- [What the task asks] Gather every line that includes the word "this", please.
--------------------------------------------------
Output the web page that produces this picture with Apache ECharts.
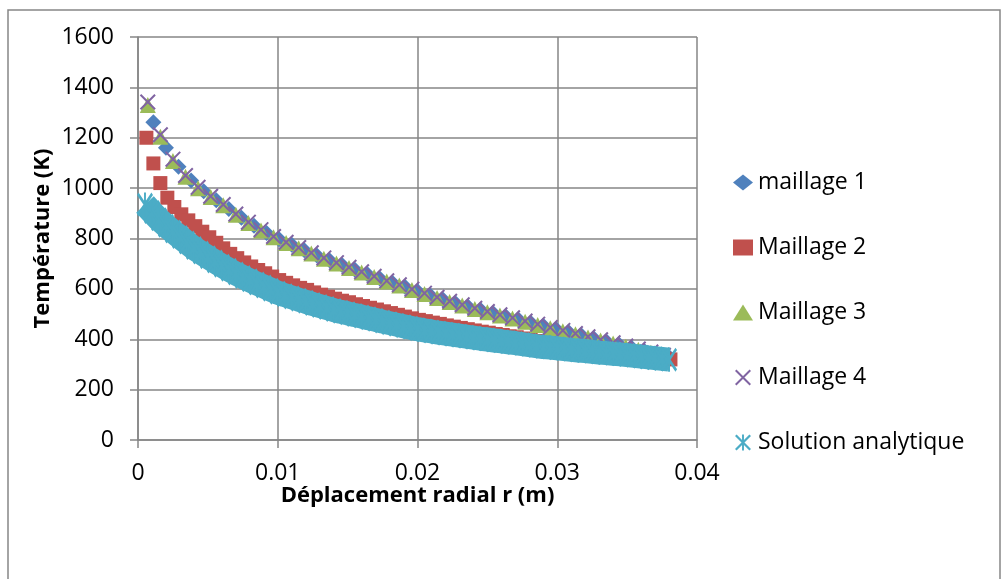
<!DOCTYPE html>
<html>
<head>
<meta charset="utf-8">
<script src="https://cdn.jsdelivr.net/npm/echarts/dist/echarts.min.js"></script>
<style>
html,body{margin:0;padding:0;background:#fff;}
#chart{width:1004px;height:579px;}
</style>
</head>
<body>
<div id="chart"></div>
<script>
// ---- data ----
const seriesNames = ['maillage 1', 'Maillage 2', 'Maillage 3', 'Maillage 4', 'Solution analytique'];
const xTickLabels = ['0', '0.01', '0.02', '0.03', '0.04'];
const yTickLabels = ['0', '200', '400', '600', '800', '1000', '1200', '1400', '1600'];

const rMaillage1 = [0.0011,0.0020,0.0029,0.0038,0.0047,0.0056,0.0065,0.0074,0.0083,0.0092,0.0101,0.0110,0.0119,0.0128,0.0137,0.0146,0.0155,0.0164,0.0173,0.0182,0.0191,0.0200,0.0209,0.0218,0.0227,0.0236,0.0245,0.0254,0.0263,0.0272,0.0281,0.0290,0.0299,0.0308,0.0317,0.0326,0.0335,0.0344,0.0353,0.0362,0.0371,0.0380];
const tMaillage1 = [1262,1160,1085,1030,988,952,917,882,851,822,797,775,753,733,714,695,677,659,641,624,608,591,575,559,544,530,517,504,491,479,466,454,441,429,417,404,392,380,367,355,342,330];

const rMaillage2 = [0.0006,0.0011,0.0016,0.0021,0.0026,0.0031,0.0036,0.0041,0.0046,0.0051,0.0056,0.0061,0.0066,0.0071,0.0076,0.0081,0.0086,0.0091,0.0096,0.0101,0.0106,0.0111,0.0116,0.0121,0.0126,0.0131,0.0136,0.0141,0.0146,0.0151,0.0156,0.0161,0.0166,0.0171,0.0176,0.0181,0.0186,0.0191,0.0196,0.0201,0.0206,0.0211,0.0216,0.0221,0.0226,0.0231,0.0236,0.0241,0.0246,0.0251,0.0256,0.0261,0.0266,0.0271,0.0276,0.0281,0.0286,0.0291,0.0296,0.0301,0.0306,0.0311,0.0316,0.0321,0.0326,0.0331,0.0336,0.0341,0.0346,0.0351,0.0356,0.0361,0.0366,0.0371,0.0376,0.0381];
const tMaillage2 = [1200,1098,1020,962,925,896,872,849,827,805,
  783,761,739,722,705,689,675,662,649,635,
  624,614,604,596,586,577,569,561,553,547,
  539,532,525,518,511,504,497,490,483,477,
  472,466,461,455,450,445,440,435,430,426,
  421,417,412,408,403,398,393,388,385,381,
  377,373,369,366,362,358,355,351,348,344,
  340,336,332,328,324,320];

const rMaillage3 = [0.0007,0.0016,0.0025,0.0034,0.0043,0.0052,0.0061,0.0070,0.0079,0.0088,0.0097,0.0106,0.0115,0.0124,0.0133,0.0142,0.0151,0.0160,0.0169,0.0178,0.0187,0.0196,0.0205,0.0214,0.0223,0.0232,0.0241,0.0250,0.0259,0.0268,0.0277,0.0286,0.0295,0.0304,0.0313,0.0322,0.0331,0.0340,0.0349,0.0358,0.0367,0.0376];
const tMaillage3 = [1330,1204,1108,1045,1000,965,932,894,862,832,805,782,761,740,720,701,683,665,647,629,613,596,580,564,548,534,520,507,494,482,469,457,444,432,420,407,395,383,370,358,346,333];

const rMaillage4 = [0.0007,0.0016,0.0025,0.0034,0.0043,0.0052,0.0061,0.0070,0.0079,0.0088,0.0097,0.0106,0.0115,0.0124,0.0133,0.0142,0.0151,0.0160,0.0169,0.0178,0.0187,0.0196,0.0205,0.0214,0.0223,0.0232,0.0241,0.0250,0.0259,0.0268,0.0277,0.0286,0.0295,0.0304,0.0313,0.0322,0.0331,0.0340,0.0349,0.0358,0.0367,0.0376];
const tMaillage4 = [1342,1212,1115,1050,1003,968,935,897,865,835,808,785,764,743,723,704,686,668,650,632,616,599,583,567,551,537,523,510,497,485,472,460,447,435,423,410,398,386,373,361,349,336];

const rAnalytique = [0.0005,0.0010,0.0015,0.0020,0.0025,0.0030,0.0035,0.0040,0.0045,0.0050,0.0055,0.0060,0.0065,0.0070,0.0075,0.0080,0.0085,0.0090,0.0095,0.0100,0.0105,0.0110,0.0115,0.0120,0.0125,0.0130,0.0135,0.0140,0.0145,0.0150,0.0155,0.0160,0.0165,0.0170,0.0175,0.0180,0.0185,0.0190,0.0195,0.0200,0.0205,0.0210,0.0215,0.0220,0.0225,0.0230,0.0235,0.0240,0.0245,0.0250,0.0255,0.0260,0.0265,0.0270,0.0275,0.0280,0.0285,0.0290,0.0295,0.0300,0.0305,0.0310,0.0315,0.0320,0.0325,0.0330,0.0335,0.0340,0.0345,0.0350,0.0355,0.0360,0.0365,0.0370,0.0375,0.0380];
const tAnalytique = [935,905,876,851,828,806,784,762,744,726,
  709,692,676,661,647,634,621,609,597,585,
  575,566,557,549,540,532,524,516,509,503,
  496,490,483,477,470,464,458,452,446,440,
  435,431,426,422,418,414,410,406,402,399,
  395,392,388,385,381,377,373,369,367,364,
  361,358,355,353,350,347,345,342,340,337,
  334,331,328,325,322,319];

// ---- styling ----
const FONT = '"Open Sans", "Liberation Sans", sans-serif';
const GRID_COLOR = '#868686';
const colors = ['#4F81BD', '#C0504D', '#9BBB59', '#8064A2', '#4BACC6'];

const X_PATH = 'path://M9,0 L100,91 L91,100 L0,9 Z M91,0 L100,9 L9,100 L0,91 Z';
const AST_PATH = 'path://M44,0 L56,0 L56,100 L44,100 Z M10,0 L100,90 L90,100 L0,10 Z M90,0 L100,10 L10,100 L0,90 Z';

const zip = (r, t) => r.map((v, i) => [v, t[i]]);

const chart = echarts.init(document.getElementById('chart'), null, {renderer: 'canvas'});

const axisCommon = {
  axisLine: {show: true, lineStyle: {color: GRID_COLOR, width: 1.5}},
  axisTick: {show: true, inside: false, length: 8, lineStyle: {color: GRID_COLOR, width: 1.5}},
  splitLine: {show: true, lineStyle: {color: GRID_COLOR, width: 1.5}},
};

chart.setOption({
  animation: false,
  backgroundColor: '#fff',
  textStyle: {fontFamily: FONT},
  graphic: [{
    type: 'rect', silent: true, z: -1,
    shape: {x: 8, y: 10, width: 992, height: 600},
    style: {fill: '#fff', stroke: GRID_COLOR, lineWidth: 1.5}
  }],
  grid: {left: 138, right: 307, top: 37, bottom: 139, containLabel: false},
  legend: {
    orient: 'vertical',
    left: 728,
    top: 166,
    itemWidth: 20,
    itemHeight: 16,
    itemGap: 42,
    selectedMode: false,
    textStyle: {fontSize: 23, color: '#000', fontFamily: FONT},
    data: [
      {name: seriesNames[0], icon: 'diamond'},
      {name: seriesNames[1], icon: 'rect'},
      {name: seriesNames[2], icon: 'triangle'},
      {name: seriesNames[3], icon: X_PATH},
      {name: seriesNames[4], icon: AST_PATH}
    ]
  },
  xAxis: Object.assign({
    type: 'value', min: 0, max: 0.04, interval: 0.01,
    name: 'Déplacement radial r (m)', nameLocation: 'middle', nameGap: 45,
    nameMoveOverlap: false,
    nameTextStyle: {fontSize: 22, fontWeight: 'bold', color: '#000', fontFamily: FONT},
    axisLabel: {fontSize: 23, color: '#000', margin: 22, fontFamily: FONT,
      formatter: (v) => xTickLabels[Math.round(v / 0.01)]}
  }, axisCommon),
  yAxis: Object.assign({
    type: 'value', min: 0, max: 1600, interval: 200,
    name: 'Température (K)', nameLocation: 'middle', nameGap: 84, nameRotate: 90,
    nameMoveOverlap: false,
    nameTextStyle: {fontSize: 22, fontWeight: 'bold', color: '#000', fontFamily: FONT},
    axisLabel: {fontSize: 23, color: '#000', margin: 24, fontFamily: FONT,
      formatter: (v) => yTickLabels[Math.round(v / 200)]}
  }, axisCommon),
  series: [
    {name: seriesNames[0], type: 'scatter', symbol: 'diamond', symbolSize: 16,
     itemStyle: {color: colors[0], opacity: 1, borderWidth: 0}, emphasis: {disabled: true},
     data: zip(rMaillage1, tMaillage1)},
    {name: seriesNames[1], type: 'scatter', symbol: 'rect', symbolSize: 14,
     itemStyle: {color: colors[1], opacity: 1, borderWidth: 0}, emphasis: {disabled: true},
     data: zip(rMaillage2, tMaillage2)},
    {name: seriesNames[2], type: 'scatter', symbol: 'triangle', symbolSize: 16,
     itemStyle: {color: colors[2], opacity: 1, borderWidth: 0}, emphasis: {disabled: true},
     data: zip(rMaillage3, tMaillage3)},
    {name: seriesNames[3], type: 'scatter', symbol: X_PATH, symbolSize: 16,
     itemStyle: {color: colors[3], opacity: 1, borderWidth: 0}, emphasis: {disabled: true},
     data: zip(rMaillage4, tMaillage4)},
    {name: seriesNames[4], type: 'line', symbol: AST_PATH, symbolSize: [16, 24],
     showSymbol: true, showAllSymbol: true,
     lineStyle: {color: colors[4], width: 24, cap: 'butt', join: 'round'},
     itemStyle: {color: colors[4], opacity: 1, borderWidth: 0}, emphasis: {disabled: true},
     data: zip(rAnalytique, tAnalytique)}
  ]
});
</script>
</body>
</html>
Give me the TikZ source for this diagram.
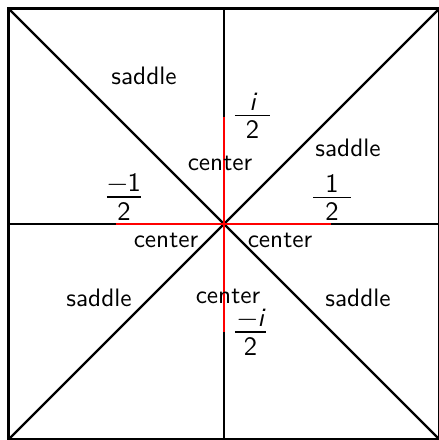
\documentclass[tikz,border=0pt]{standalone}
\newcommand{\fracbar}[3]{\makebox[#1]{\rule[-0.3pt]{#1}{0.6pt}\llap{\makebox[#1]{\raisebox{2.1pt}{#2}}}\llap{\makebox[#1]{\raisebox{\dimexpr-\height-2.1pt\relax}{#3}}}}}
\begin{document}
\begin{tikzpicture}[x=0.396pt,y=-0.396pt,
  ln/.style={line width=0.95pt,black},
  rd/.style={line width=0.95pt,red},
  lbl/.style={inner sep=0pt,font=\sffamily\fontsize{10}{12}\selectfont},
  frc/.style={inner sep=0pt,anchor=base,font=\sffamily\fontsize{10.5}{12}\selectfont}]
\useasboundingbox (0,0) rectangle (439,440);
\coordinate (tl) at (8.5,8.5);
\coordinate (tr) at (439.5,8.5);
\coordinate (bl) at (8.5,439.5);
\coordinate (br) at (439.5,439.5);
\coordinate (tm) at (224,8.5);
\coordinate (bm) at (224,439.5);
\coordinate (lm) at (8.5,224);
\coordinate (rm) at (439.5,224);
\coordinate (rt) at (224,116.5);
\coordinate (rb) at (224,331.5);
\coordinate (rl) at (116.5,224);
\coordinate (rr) at (331.5,224);
\draw[ln] (tl) rectangle (br);
\draw[ln] (tm) -- (bm);
\draw[ln] (lm) -- (rm);
\draw[ln] (tl) -- (br);
\draw[ln] (tr) -- (bl);
\draw[rd] (rt) -- (rb);
\draw[rd] (rl) -- (rr);
\node[lbl] (s1) at (144,76) {saddle};
\node[lbl] (s2) at (348,148) {saddle};
\node[lbl] (s3) at (99,298) {saddle};
\node[lbl] (s4) at (358,298) {saddle};
\node[lbl] (c1) at (220,163) {center};
\node[lbl] (c2) at (166,240) {center};
\node[lbl] (c3) at (280,240) {center};
\node[lbl] (c4) at (228,296) {center};
\node[frc] (f1) at (252.5,115.5) {\fracbar{13.9pt}{\itshape i}{2}};
\node[frc] (f2) at (250.5,332) {\fracbar{12.3pt}{−\itshape i}{2}};
\node[frc] (f3) at (124,197) {\fracbar{13.5pt}{−1}{2}};
\node[frc] (f4) at (332,197.5) {\fracbar{15pt}{1}{2}};
\end{tikzpicture}
\end{document}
--------------------------------------------------
- [Reply to the exercise]
Output the web page that produces this picture with Apache ECharts.
Give me the TikZ source for this diagram.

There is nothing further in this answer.